Meinst du mit name das sbdemo?


----------



## DP (28. Apr 2005)

genau


----------



## Vril (28. Apr 2005)

Ok, schon mal danke! Da es sich hier um eine Übungsaufgabe handelt, weiss ich jetzt nicht auch nicht genau was ich mit der sbdemo anfangen soll!
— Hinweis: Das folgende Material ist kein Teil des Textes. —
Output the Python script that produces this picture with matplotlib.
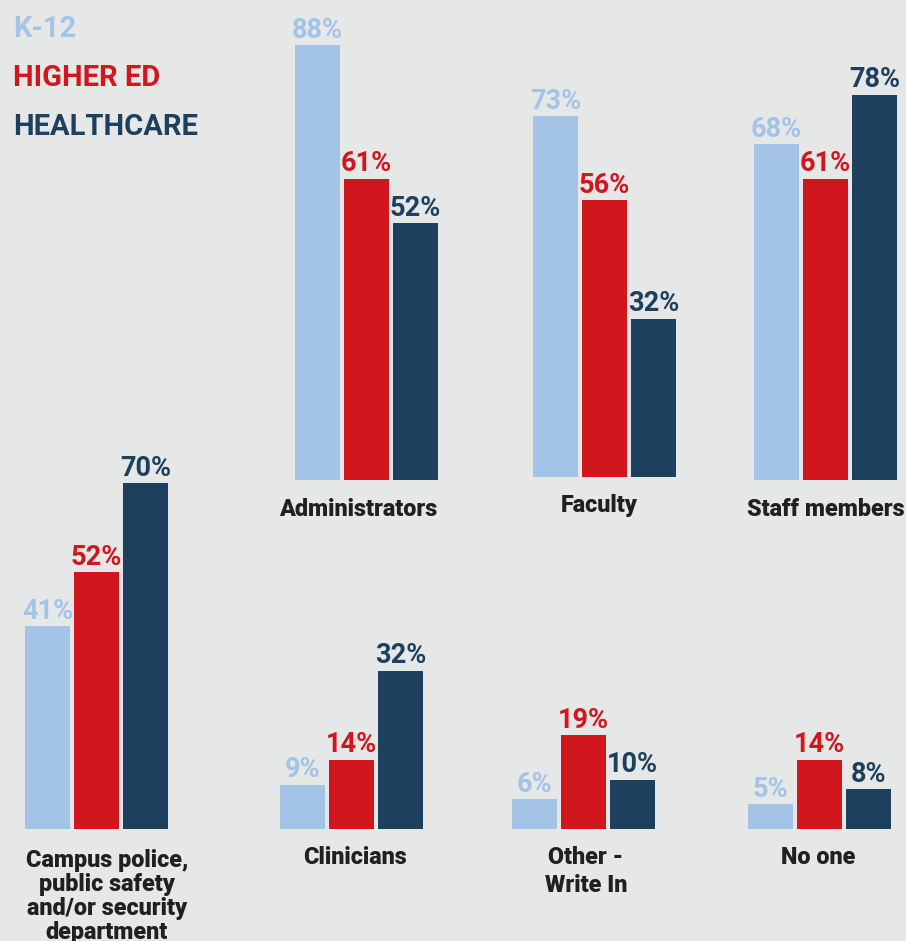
import matplotlib.pyplot as plt

# survey answers, percent of respondents
categories = ["Administrators", "Faculty", "Staff members",
              "Campus police,\npublic safety\nand/or security\ndepartment",
              "Clinicians", "Other -\nWrite In", "No one"]
k12 = [88, 73, 68, 41, 9, 6, 5]
higher_ed = [61, 56, 61, 52, 14, 19, 14]
healthcare = [52, 32, 78, 70, 32, 10, 8]
series_names = ["K-12", "HIGHER ED", "HEALTHCARE"]

colors = ["#a3c4e7", "#d2161e", "#1c405e"]
bg = "#e6e7e7"
text_dark = "#231f20"
font = "Roboto"

W, H = 906, 941
px_per_pct = 4.94

# layout per group: left edge of first bar, baseline, label centre x, first label baseline, line step
layout = [
    (295, 480, 358, 516, 0),
    (533, 477, 599, 512, 0),
    (754, 480, 826, 516, 0),
    (25, 829, 107, 867, 24),
    (280, 829, 355, 864, 0),
    (512, 829, 586, 864, 28),
    (748, 829, 818, 864, 0),
]

fig = plt.figure(figsize=(W / 100, H / 100), dpi=100, facecolor=bg)

for i, cat in enumerate(categories):
    left, base, lx, ly, step = layout[i]
    ax_h = 460 if base < 600 else 350
    ax = fig.add_axes([(left - 2) / W, (H - base) / H, 147 / W, ax_h / H])
    ax.set_xlim(-0.5, 2.5)
    ax.set_ylim(0, ax_h / px_per_pct)
    ax.axis("off")
    vals = [k12[i], higher_ed[i], healthcare[i]]
    ax.bar([0, 1, 2], vals, width=45 / 49, color=colors)
    for j, v in enumerate(vals):
        ax.annotate(f"{v}%", (j, v), xytext=(0, 5.4), textcoords="offset points",
                    ha="center", va="baseline", fontsize=19.5, fontweight="bold",
                    family=font, color=colors[j], annotation_clip=False)
    for k, line in enumerate(cat.split("\n")):
        fig.text(lx / W, (H - ly - k * step) / H, line, ha="center", va="baseline",
                 fontsize=16.8, fontweight=900, family=font, color=text_dark)

# legend in the top-left corner
for j, name in enumerate(series_names):
    fig.text(13 / W, (H - 37 - j * 49) / H, name, ha="left", va="baseline",
             fontsize=21, fontweight="bold", family=font, color=colors[j])

fig.savefig("out.png", dpi=100, facecolor=bg)
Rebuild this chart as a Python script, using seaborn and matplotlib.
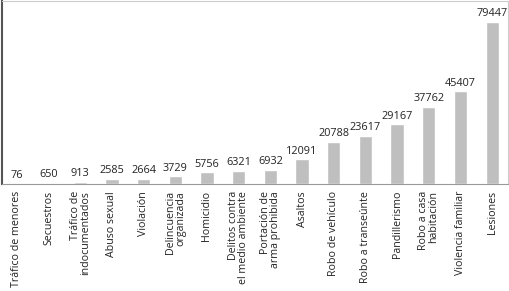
import matplotlib
matplotlib.use("Agg")
import matplotlib.pyplot as plt
import seaborn as sns
import pandas as pd
import numpy as np

categories = [
    "Tráfico de menores", "Secuestros", "Tráfico de\nindocumentados", "Abuso sexual",
    "Violación", "Delincuencia\norganizada", "Homicidio", "Delitos contra\nel medio ambiente",
    "Portación de\narma prohibida", "Asaltos", "Robo de vehículo", "Robo a transeúnte",
    "Pandillerismo", "Robo a casa\nhabitación", "Violencia familiar", "Lesiones",
]
values = [76, 650, 913, 2585, 2664, 3729, 5756, 6321, 6932, 12091, 20788, 23617,
          29167, 37762, 45407, 79447]

sns.set_style("white")
plt.rcParams["font.family"] = ["Open Sans", "DejaVu Sans"]

df = pd.DataFrame({"cat": categories, "val": values})

fig = plt.figure(figsize=(5.1, 2.91), dpi=100)
ax = fig.add_axes([2 / 510, 107 / 291, 506 / 510, 183 / 291])
sns.barplot(data=df, x="cat", y="val", color="#bfbfbf", saturation=1, width=0.42, ax=ax)

for i, v in enumerate(values):
    ax.text(i, v + 1300, str(v), ha="center", va="bottom", fontsize=7.8, color="#222222")

ax.set_xlim(-0.47, 15.44)
ax.set_ylim(0, 89700)
ax.set_yticks([])
ax.set_xlabel("")
ax.set_ylabel("")
ax.set_xticks(range(len(categories)))
ax.set_xticklabels(categories, rotation=90, fontsize=7.7, color="#222222",
                   ha="center", va="top", multialignment="right", linespacing=0.9)
ax.tick_params(axis="x", which="major", length=0, pad=5)
ax.set_xticks(np.arange(0.5, len(categories), 1), minor=True)
ax.tick_params(axis="x", which="minor", length=3, width=0.6, color="#999999", direction="out")

for s, c, w in [("left", "#555555", 1.5), ("top", "#cccccc", 0.8),
                ("right", "#cccccc", 0.8), ("bottom", "#999999", 0.8)]:
    ax.spines[s].set_visible(True)
    ax.spines[s].set_color(c)
    ax.spines[s].set_linewidth(w)

fig.savefig("out.png", dpi=100)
Also die Datei sbdemo hab ich nicht! Hm, hat zufällig jemand eine Idee wie die aussschauen soll? Leere *.txt, eine *.mdb ?


----------



## DP (28. Apr 2005)

"CREATE TABLE Pizzas (Name VARCHAR (50), Preis FLOAT )"); 

so sieht die aus


----------



## Vril (28. Apr 2005)

Das muss in der Datei sbdemo stehen?
Braucht dann sbdemo noch ein suffix?


----------



## DP (28. Apr 2005)

wat? *schläfenmassier*

deine odbc-datenquelle muss sbdemo heissen!


----------



## Vril (28. Apr 2005)

Oh je, oh je, ich kenn mich jetzt überhaupt nicht mehr aus! Ich sollte wohl noch etwas Literatur zum Thema konsumieren..... Aber trotzdem danke!


----------



## bellmann29 (28. Apr 2005)

Hi,

hast Du den DSN dem System bekannt gemacht?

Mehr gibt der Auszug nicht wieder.